綜合上述,筆者認為科學普及的活力應該延續。對於幾個長年存在的挑戰,筆者提出二點建議。

第一點建議,回應的是科普受眾限制的挑戰。或有論者認為,科普人應改變科普的固有模式與媒介,例如將單向的演講與雜誌等「傳統」媒介,改為社群媒體或紀錄片等等。但如同前文所說,科普的傳播技術門檻相對較低,反而是吸引科學家投入的誘因。因此,筆者建議,由習慣跨領域串連、異業交流、推廣宣傳的科學傳播與STS等領域的行動者,主動呼應科普行動,科普工作者若有時間或經費等資源限制,無暇與無力他顧,未必定要放棄固有習慣。串連或呼應的目的在於使雙方各自的特殊優勢匯合,擴大科學溝通整體的音量。例如,科學傳播善於行銷,而科普善於完整講解複雜的技術概念,即頗宜合作,或者相互協助宣傳,而非隔閡不相往來。

第二個建議則回應科普似乎難以顯著提高科學之社會支持的狀況。專業知識傳遞固然要緊,然而行動者需明確區分「使對方(受眾)獲得更多專業知識」與「使對方(受眾)興起對科學的欣賞進而支持」兩種行動目的,為兩種目的分別設計不同的行動,避免逕以其中一種目的為另一種之原因或結果,致使對行動的效益產生錯誤期待,而有投入與收穫不成比例之嘆。行動者不妨自行評估:某一群受眾適合參與「專業知識傳遞」或者「推廣科學之社會貢獻」的科學溝通活動?需強調的是,這兩種目的當然絕非互斥,與其他目的亦可共存。若能精準地企劃,一定有一些科學溝通形式與內容可同時服務多種目的。此處所欲提出的,僅是「切勿錯誤歸因」而已。

史蒂芬霍金的科學論點透過大量科普報導與大眾分享

話題就說到這裡了。

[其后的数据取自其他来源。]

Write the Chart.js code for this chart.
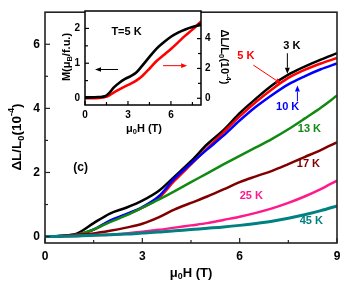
<!DOCTYPE html>
<html><head><meta charset="utf-8">
<script src="https://cdn.jsdelivr.net/npm/chart.js@4.4.0/dist/chart.umd.min.js"></script>
<style>
html,body{margin:0;padding:0;background:#fff}
#wrap{position:relative;width:353px;height:293px}
canvas{position:absolute;left:0;top:0}
</style>
</head><body>
<div id="wrap"><canvas id="main" width="353" height="293"></canvas><canvas id="inset" width="353" height="293"></canvas></div>
<script>
// ---------- data (main panel): field in T, ΔL/L0 in 1e-4 ----------
const FIELD = [0,0.5,1,1.5,2,2.5,3,3.5,4,4.5,5,5.5,6,6.5,7,7.5,8,8.5,9];
const T3K  = [0,0.02,0.1,0.42,0.72,0.9,1.12,1.42,1.88,2.35,2.88,3.32,3.85,4.3,4.72,5.05,5.3,5.52,5.72];
const T5K  = [0,0.02,0.06,0.22,0.48,0.68,0.9,1.2,1.75,2.25,2.75,3.25,3.75,4.2,4.6,4.95,5.2,5.4,5.57];
const T10K = [0,0.02,0.06,0.22,0.5,0.7,0.92,1.25,1.82,2.28,2.72,3.15,3.62,4.05,4.42,4.75,5.0,5.22,5.4];
const T13K = [0,0.02,0.06,0.22,0.45,0.66,0.9,1.15,1.42,1.7,1.97,2.25,2.52,2.78,3.05,3.35,3.68,4.02,4.4];
const T17K = [0,0.02,0.06,0.1,0.18,0.28,0.4,0.6,0.85,1.05,1.25,1.47,1.7,1.88,2.05,2.26,2.48,2.7,2.94];
const T25K = [0,0.01,0.02,0.04,0.06,0.1,0.15,0.21,0.28,0.35,0.42,0.52,0.62,0.74,0.88,1.05,1.25,1.48,1.75];
const T45K = [0,0.01,0.02,0.04,0.06,0.08,0.11,0.14,0.18,0.22,0.26,0.3,0.35,0.41,0.48,0.57,0.68,0.81,0.96];
const SERIES_NAMES = ['3 K','5 K','10 K','13 K','17 K','25 K','45 K'];
const SERIES_COLORS = ['#000000','#ff0000','#0000ff','#128a12','#800000','#ff1a8c','#008080'];

// ---------- data (inset, T = 5 K) ----------
const INSET_FIELD = [0,0.5,1,1.4,1.7,2,2.4,2.8,3.2,3.6,4,4.5,5,5.5,6,6.5,7,7.5,8.1];
const INSET_M     = [0.02,0.02,0.03,0.05,0.15,0.3,0.44,0.55,0.63,0.74,0.93,1.18,1.42,1.6,1.76,1.88,1.97,2.04,2.1];
const INSET_DL    = [0,0,0.03,0.08,0.2,0.38,0.6,0.8,0.98,1.2,1.5,1.98,2.5,2.9,3.3,3.75,4.2,4.6,5.15];

// ---------- tick labels ----------
const MAIN_X_TICKS = [0,3,6,9];
const MAIN_Y_TICKS = [0,2,4,6];
const INSET_X_TICKS = [0,3,6];
const INSET_YL_TICKS = [0,1,2];
const INSET_YR_TICKS = [0,2,4];

const FONT = '"Liberation Sans", Arial, Helvetica, sans-serif';

function pts(xs, ys){ return xs.map((x,i)=>({x:x, y:ys[i]})); }

function richText(ctx, segs, x, y, rot, size, color, weight){
  ctx.save();
  ctx.translate(x,y); ctx.rotate(rot);
  ctx.fillStyle = color; ctx.textBaseline = 'middle'; ctx.textAlign = 'left';
  const w = weight || 'bold';
  let total = 0;
  const meas = segs.map(s=>{
    const fs = (s.sub||s.sup) ? size*0.68 : size;
    ctx.font = w+' '+fs+'px '+FONT;
    const m = ctx.measureText(s.t).width; total += m; return {fs,m};
  });
  let cx = -total/2;
  segs.forEach((s,i)=>{
    ctx.font = w+' '+meas[i].fs+'px '+FONT;
    let dy = 0; if (s.sub) dy = size*0.3; if (s.sup) dy = -size*0.38;
    ctx.fillText(s.t, cx, dy); cx += meas[i].m;
  });
  ctx.restore();
}

function arrow(ctx, x1,y1,x2,y2,color,hl,hw,lw){
  ctx.save();
  ctx.strokeStyle = color; ctx.fillStyle = color; ctx.lineWidth = lw||1;
  const a = Math.atan2(y2-y1,x2-x1);
  const bx = x2 - hl*Math.cos(a), by = y2 - hl*Math.sin(a);
  ctx.beginPath(); ctx.moveTo(x1,y1); ctx.lineTo(bx,by); ctx.stroke();
  ctx.beginPath(); ctx.moveTo(x2,y2);
  ctx.lineTo(bx + hw*Math.sin(a), by - hw*Math.cos(a));
  ctx.lineTo(bx - hw*Math.sin(a), by + hw*Math.cos(a));
  ctx.closePath(); ctx.fill();
  ctx.restore();
}

const decorPlugin = {
  id: 'decor',
  beforeDatasetsDraw(chart, args, opts){
    if (opts.whiteArea){
      const a = chart.chartArea, c = chart.ctx;
      c.save(); c.fillStyle = '#fff'; c.fillRect(a.left,a.top,a.right-a.left,a.bottom-a.top); c.restore();
    }
  },
  afterDraw(chart, args, opts){
    const c = chart.ctx, a = chart.chartArea;
    c.save();
    c.strokeStyle = opts.frameColor; c.lineWidth = opts.frameWidth;
    c.strokeRect(a.left, a.top, a.right-a.left, a.bottom-a.top);
    c.lineWidth = 1.2; c.strokeStyle = opts.frameColor;
    (opts.ticks||[]).forEach(t=>{
      const s = chart.scales[t.scale];
      const draw = (v,len)=>{
        const p = s.getPixelForValue(v);
        c.beginPath();
        if (t.side==='bottom'){ c.moveTo(p,a.bottom); c.lineTo(p,a.bottom-len); }
        else if (t.side==='left'){ c.moveTo(a.left,p); c.lineTo(a.left+len,p); }
        else if (t.side==='right'){ c.moveTo(a.right,p); c.lineTo(a.right-len,p); }
        c.stroke();
      };
      t.major.forEach(v=>draw(v,t.majLen));
      t.minor.forEach(v=>draw(v,t.minLen));
    });
    c.restore();
    (opts.labels||[]).forEach(l=>{
      const x = chart.scales[l.xs].getPixelForValue(l.x);
      const y = chart.scales[l.ys].getPixelForValue(l.y);
      c.save(); c.font = 'bold '+l.size+'px '+FONT; c.fillStyle = l.color;
      c.textAlign='center'; c.textBaseline='middle'; c.fillText(l.text,x,y); c.restore();
    });
    (opts.arrows||[]).forEach(r=>{
      const xs = chart.scales[r.xs], ys = chart.scales[r.ys];
      arrow(c, xs.getPixelForValue(r.x1), ys.getPixelForValue(r.y1),
               xs.getPixelForValue(r.x2), ys.getPixelForValue(r.y2), r.color, r.hl, r.hw, r.lw);
    });
    (opts.titles||[]).forEach(t=>richText(c, t.segs, t.x, t.y, t.rot, t.size, '#000', t.weight));
  }
};

const noGrid = {display:false, drawTicks:false, tickLength:0};

// ---------- main chart ----------
const mainSeries = [T3K,T5K,T10K,T13K,T17K,T25K,T45K];
const drawOrder = [6,5,4,3,2,1,0];
new Chart(document.getElementById('main'), {
  type: 'line',
  data: {
    datasets: mainSeries.map((s,i)=>({
      label: SERIES_NAMES[i], data: pts(FIELD, s),
      borderColor: SERIES_COLORS[i], borderWidth: i===6 ? 3 : 2.5,
      pointRadius: 0, fill: false, cubicInterpolationMode: 'monotone',
      order: drawOrder[i]
    }))
  },
  options: {
    responsive: false, animation: false, devicePixelRatio: 1,
    layout: { padding: { top: 10, right: 16, left: 0, bottom: 0 } },
    plugins: {
      legend: { display: false }, tooltip: { enabled: false },
      decor: {
        frameColor: '#222', frameWidth: 1.6,
        ticks: [
          {scale:'x', side:'bottom', major:MAIN_X_TICKS, minor:[1.5,4.5,7.5], majLen:5, minLen:3},
          {scale:'y', side:'left', major:MAIN_Y_TICKS, minor:[1,3,5], majLen:5, minLen:3}
        ],
        labels: [
          {text:'(c)', x:1.1, y:2.14, color:'#000', size:12, xs:'x', ys:'y'},
          {text:'3 K', x:7.61, y:5.95, color:SERIES_COLORS[0], size:11, xs:'x', ys:'y'},
          {text:'5 K', x:6.19, y:5.63, color:SERIES_COLORS[1], size:11, xs:'x', ys:'y'},
          {text:'10 K', x:7.48, y:4.03, color:SERIES_COLORS[2], size:11, xs:'x', ys:'y'},
          {text:'13 K', x:8.15, y:3.37, color:SERIES_COLORS[3], size:11, xs:'x', ys:'y'},
          {text:'17 K', x:8.12, y:2.25, color:SERIES_COLORS[4], size:11, xs:'x', ys:'y'},
          {text:'25 K', x:6.36, y:1.26, color:SERIES_COLORS[5], size:11, xs:'x', ys:'y'},
          {text:'45 K', x:8.21, y:0.49, color:SERIES_COLORS[6], size:11, xs:'x', ys:'y'}
        ],
        arrows: [
          {x1:7.47, y1:5.72, x2:7.47, y2:5.08, color:'#000', hl:6, hw:2.5, lw:1, xs:'x', ys:'y'},
          {x1:6.42, y1:5.35, x2:7.28, y2:4.77, color:'#ff0000', hl:6, hw:2.5, lw:1, xs:'x', ys:'y'},
          {x1:7.78, y1:4.22, x2:7.78, y2:4.71, color:'#0000ff', hl:6, hw:2.5, lw:1, xs:'x', ys:'y'}
        ],
        titles: [
          {segs:[{t:'ΔL/L'},{t:'0',sub:true},{t:'(10'},{t:'-4',sup:true},{t:')'}], x:17, y:137, rot:-Math.PI/2, size:13.5},
          {segs:[{t:'μ'},{t:'0',sub:true},{t:'H (T)'}], x:191, y:273, rot:0, size:13}
        ]
      }
    },
    scales: {
      x: {
        type:'linear', min:0, max:9,
        grid:noGrid, border:{display:false},
        afterBuildTicks: s => { s.ticks = MAIN_X_TICKS.map(v=>({value:v})); },
        afterFit: s => { s.height = 50; },
        ticks:{ color:'#000', font:{family:FONT, size:12, weight:'bold'}, padding:6, maxRotation:0, autoSkip:false }
      },
      y: {
        type:'linear', min:-0.2, max:7,
        grid:noGrid, border:{display:false},
        afterBuildTicks: s => { s.ticks = MAIN_Y_TICKS.map(v=>({value:v})); },
        afterFit: s => { s.width = 45; },
        ticks:{ color:'#000', font:{family:FONT, size:12, weight:'bold'}, padding:5, autoSkip:false }
      }
    }
  },
  plugins: [decorPlugin]
});

// ---------- inset chart ----------
new Chart(document.getElementById('inset'), {
  type: 'line',
  data: {
    datasets: [
      {label:'M', data: pts(INSET_FIELD, INSET_M), yAxisID:'y', borderColor:'#000', borderWidth:2.6,
       pointRadius:0, fill:false, cubicInterpolationMode:'monotone', order:0},
      {label:'dL', data: pts(INSET_FIELD, INSET_DL), yAxisID:'y2', borderColor:'#ff0000', borderWidth:2.6,
       pointRadius:0, fill:false, cubicInterpolationMode:'monotone', order:1}
    ]
  },
  options: {
    responsive:false, animation:false, devicePixelRatio:1,
    layout:{ padding:{ top:10, left:0, right:0, bottom:0 } },
    plugins: {
      legend:{display:false}, tooltip:{enabled:false},
      decor: {
        whiteArea: true, frameColor:'#000', frameWidth:1.5,
        ticks: [
          {scale:'x', side:'bottom', major:INSET_X_TICKS, minor:[1.5,4.5,7.5], majLen:4, minLen:3},
          {scale:'y', side:'left', major:INSET_YL_TICKS, minor:[0.5,1.5], majLen:4, minLen:3},
          {scale:'y2', side:'right', major:INSET_YR_TICKS, minor:[1,3,5], majLen:4, minLen:3}
        ],
        labels: [
          {text:'T=5 K', x:2.9, y:1.9, color:'#000', size:11, xs:'x', ys:'y'}
        ],
        arrows: [
          {x1:2.31, y1:0.82, x2:0.70, y2:0.82, color:'#000', hl:6, hw:2.3, lw:1, xs:'x', ys:'y'},
          {x1:5.45, y1:0.93, x2:7.13, y2:0.93, color:'#ff0000', hl:6, hw:2.3, lw:1, xs:'x', ys:'y'}
        ],
        titles: [
          {segs:[{t:'M(μ'},{t:'B',sub:true},{t:'/f.u.)'}], x:67, y:57, rot:-Math.PI/2, size:11},
          {segs:[{t:'μ'},{t:'0',sub:true},{t:'H (T)'}], x:144, y:129, rot:0, size:11},
          {segs:[{t:'ΔL/L'},{t:'0',sub:true},{t:'(10'},{t:'-4',sup:true},{t:')'}], x:224, y:57, rot:Math.PI/2, size:11}
        ]
      }
    },
    scales: {
      x: {
        type:'linear', min:0, max:8.1,
        grid:noGrid, border:{display:false},
        afterBuildTicks: s => { s.ticks = INSET_X_TICKS.map(v=>({value:v})); },
        afterFit: s => { s.height = 188; },
        ticks:{ color:'#000', font:{family:FONT, size:10, weight:'bold'}, padding:4, maxRotation:0, autoSkip:false }
      },
      y: {
        type:'linear', position:'left', min:-0.2, max:2.5,
        grid:noGrid, border:{display:false},
        afterBuildTicks: s => { s.ticks = INSET_YL_TICKS.map(v=>({value:v})); },
        afterFit: s => { s.width = 85; },
        ticks:{ color:'#000', font:{family:FONT, size:10, weight:'bold'}, padding:5, autoSkip:false }
      },
      y2: {
        type:'linear', position:'right', min:-0.45, max:5.85,
        grid:noGrid, border:{display:false},
        afterBuildTicks: s => { s.ticks = INSET_YR_TICKS.map(v=>({value:v})); },
        afterFit: s => { s.width = 152; },
        ticks:{ color:'#000', font:{family:FONT, size:10, weight:'bold'}, padding:4, autoSkip:false }
      }
    }
  },
  plugins: [decorPlugin]
});
</script>
</body></html>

所以,投身科普的科學家偉大嗎?科普這一門老字號事業,除了令我們帶著「歷史距離感」地崇敬,間或因為其菁英色彩而抱持疑慮,還剩下甚麼?當我們釐清批評之聲的來源與指向,或會發現,其實它並未過時,只是成為「科學與公眾溝通」之繽紛地景中的一個點,依然值得擁有發光的空間。